Camille Maurane (November 29, 1911 – January 21, 2010), born Camille Moreau, was a French baryton-martin singer. His father was a music teacher and he started singing as a child in the Maîtrise Saint-Evode in Rouen. The sudden death of his mother and family upheaval meant a break of twelve years in regular singing.

He studied at the Paris Conservatoire in the class of Claire Croiza from 1936 to 1939. He began his professional career as a singer in 1940 at the Opéra-Comique in Paris. After his debut as the Moine musicien in Le Jongleur de Notre-Dame on 14 January 1940, he went to create the following roles at the Opéra-Comique:
the captain (Nèle Dooryn, 1940)
Doria (Ginevra, 1942)
a man, a peasant (Mon Oncle Benjamin, 1942)
a young man (Le Oui des Jeunes Filles, 1949).
Un Soldat (Dolorès, 1952)
He also sang in The Barber of Seville, La Basoche, Carmen, Lakmé, Louise, Madame Bovary, Madame Butterfly, Werther, Pelléas et Mélisande and oratorios like La Chanson du mal-aimé. He was occasionally billed under the name Moreau.

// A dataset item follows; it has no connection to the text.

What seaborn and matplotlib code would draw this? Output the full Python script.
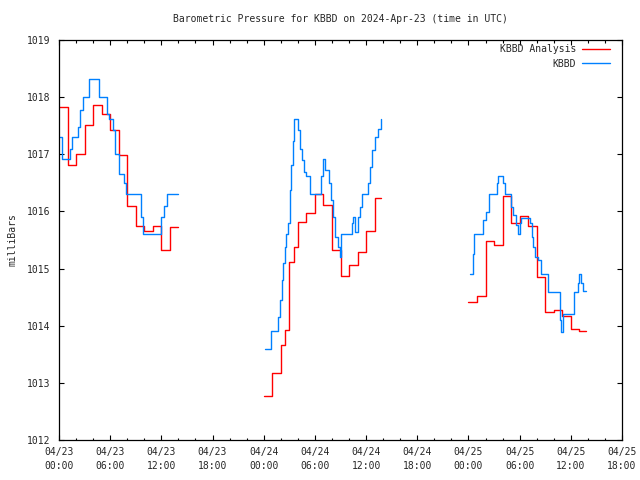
import numpy as np
import pandas as pd
import seaborn as sns
import matplotlib
matplotlib.use("Agg")
import matplotlib.pyplot as plt
from matplotlib.ticker import FixedLocator, MultipleLocator

# hours since 2024-04-23 00:00 UTC, pressure in mb
red_seg = [1] * 15 + [2] * 17 + [3] * 15
red_hours = [0, 1, 2, 3, 4, 5, 6, 7, 8, 9, 10, 11, 12, 13, 13.9,
             24, 25, 26, 26.5, 27, 27.5, 28, 29, 30, 31, 32, 33, 34, 35, 36, 37, 37.8,
             48, 49, 50, 51, 52, 53, 54, 55, 56, 57, 58, 59, 60, 61, 61.8]
red_mb = [1017.82, 1016.82, 1017.01, 1017.52, 1017.87, 1017.71, 1017.42, 1016.99,
          1016.10, 1015.75, 1015.65, 1015.74, 1015.32, 1015.72, 1015.72,
          1012.77, 1013.18, 1013.67, 1013.92, 1015.11, 1015.38, 1015.81, 1015.98,
          1016.31, 1016.11, 1015.32, 1014.87, 1015.06, 1015.29, 1015.65, 1016.23, 1016.23,
          1014.41, 1014.52, 1015.48, 1015.41, 1016.27, 1015.79, 1015.92, 1015.74,
          1014.86, 1014.24, 1014.28, 1014.17, 1013.95, 1013.90, 1013.90]

blue_seg = [1] * 22 + [2] * 42 + [3] * 32
blue_hours = [0.0, 0.4, 1.3, 1.5, 2.2, 2.5, 2.8, 3.5, 4.65, 5.6, 5.9, 6.3, 6.6, 7.0,
              7.6, 7.85, 9.6, 9.8, 12.0, 12.35, 12.65, 13.9,
              24.1, 24.9, 25.7, 25.9, 26.1, 26.3, 26.5, 26.65, 26.85, 27.05, 27.2, 27.4,
              27.6, 28.0, 28.3, 28.5, 28.7, 28.9, 29.4, 30.7, 30.9, 31.2, 31.6, 31.85,
              32.1, 32.4, 32.7, 32.9, 33.1, 34.3, 34.5, 34.7, 35.0, 35.25, 35.5, 36.2,
              36.5, 36.7, 37.0, 37.4, 37.7, 37.8,
              48.2, 48.5, 48.7, 49.7, 50.1, 50.4, 51.3, 51.5, 52.1, 52.3, 53.0, 53.2,
              53.6, 53.8, 54.0, 54.2, 55.2, 55.4, 55.6, 55.8, 56.2, 56.5, 57.3, 58.7,
              58.9, 59.1, 60.4, 60.8, 61.0, 61.2, 61.4, 61.8]
blue_mb = [1017.31, 1016.91, 1017.10, 1017.31, 1017.48, 1017.77, 1018.01, 1018.31,
           1018.01, 1017.71, 1017.61, 1017.42, 1017.01, 1016.65, 1016.50, 1016.30,
           1015.90, 1015.60, 1015.90, 1016.10, 1016.30, 1016.30,
           1013.60, 1013.91, 1014.16, 1014.45, 1014.80, 1015.09, 1015.38, 1015.61,
           1015.79, 1016.37, 1016.81, 1017.24, 1017.61, 1017.42, 1017.10, 1016.90,
           1016.69, 1016.62, 1016.30, 1016.62, 1016.91, 1016.72, 1016.49, 1016.20,
           1015.90, 1015.55, 1015.38, 1015.20, 1015.60, 1015.79, 1015.90, 1015.64,
           1015.90, 1016.08, 1016.30, 1016.49, 1016.78, 1017.07, 1017.30, 1017.45,
           1017.61, 1017.61,
           1014.90, 1015.26, 1015.60, 1015.85, 1015.99, 1016.30, 1016.49, 1016.62,
           1016.49, 1016.30, 1016.08, 1015.93, 1015.76, 1015.60, 1015.80, 1015.89,
           1015.79, 1015.55, 1015.38, 1015.20, 1015.15, 1014.90, 1014.59, 1014.10,
           1013.89, 1014.20, 1014.59, 1014.74, 1014.90, 1014.74, 1014.61, 1014.61]

x_ticks = list(range(0, 67, 6))
x_labels = ["04/23\n00:00", "04/23\n06:00", "04/23\n12:00", "04/23\n18:00",
            "04/24\n00:00", "04/24\n06:00", "04/24\n12:00", "04/24\n18:00",
            "04/25\n00:00", "04/25\n06:00", "04/25\n12:00", "04/25\n18:00"]
y_ticks = [1012, 1013, 1014, 1015, 1016, 1017, 1018, 1019]

df = pd.concat([
    pd.DataFrame({"hour": red_hours, "mb": red_mb, "seg": red_seg, "series": "KBBD Analysis"}),
    pd.DataFrame({"hour": blue_hours, "mb": blue_mb, "seg": blue_seg, "series": "KBBD"}),
], ignore_index=True)

sns.set_style("ticks")
plt.rcParams["font.family"] = ["DejaVu Sans Mono"]
plt.rcParams["font.size"] = 7

fig, ax = plt.subplots(figsize=(6.4, 4.8), dpi=100)
fig.subplots_adjust(left=59 / 640, right=622 / 640, bottom=40 / 480, top=440 / 480)

sns.lineplot(data=df, x="hour", y="mb", hue="series", units="seg", estimator=None,
             hue_order=["KBBD Analysis", "KBBD"],
             palette={"KBBD Analysis": "#ff0000", "KBBD": "#0080ff"},
             drawstyle="steps-post", linewidth=1.0, ax=ax, legend=True)

ax.set_xlim(0, 66)
ax.set_ylim(1012, 1019)
ax.xaxis.set_major_locator(FixedLocator(x_ticks))
ax.set_xticklabels(x_labels, linespacing=1.5)
ax.xaxis.set_minor_locator(MultipleLocator(2))
ax.yaxis.set_major_locator(FixedLocator(y_ticks))
ax.set_yticklabels([str(v) for v in y_ticks])
ax.tick_params(which="both", direction="in", top=True, right=True, color="black",
               labelsize=7, width=0.8)
ax.tick_params(which="major", length=3.5)
ax.tick_params(which="minor", length=1.8)
ax.tick_params(axis="x", pad=5)
ax.tick_params(axis="y", pad=6)
for sp in ax.spines.values():
    sp.set_color("black")
    sp.set_linewidth(0.9)

ax.set_xlabel("")
ax.set_ylabel("milliBars", fontsize=7, labelpad=7)
ax.set_title("Barometric Pressure for KBBD on 2024-Apr-23 (time in UTC)", fontsize=7, pad=13)

handles, labels = ax.get_legend_handles_labels()
ax.legend(handles, labels, loc="upper right", bbox_to_anchor=(0.979, 0.99),
          frameon=False, markerfirst=False, handlelength=2.9, handletextpad=0.6,
          labelspacing=0.5, borderaxespad=0, borderpad=0, fontsize=7)

fig.savefig("out.png", dpi=100, facecolor="white")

His voice was typical of the baryton-martin range (between baritone and tenor). He is famous for his interpretation of Debussy's Pelléas, for which he took part in three complete recordings of Pelléas et Mélisande. He is also regarded as one of the best interpreters of French mélodies, of which he left many recordings, since reissued on CD, and of Fauré's Requiem. His repertoire extended back to music of Rameau through to Arthur Honegger, Léo Ferré and other contemporaries.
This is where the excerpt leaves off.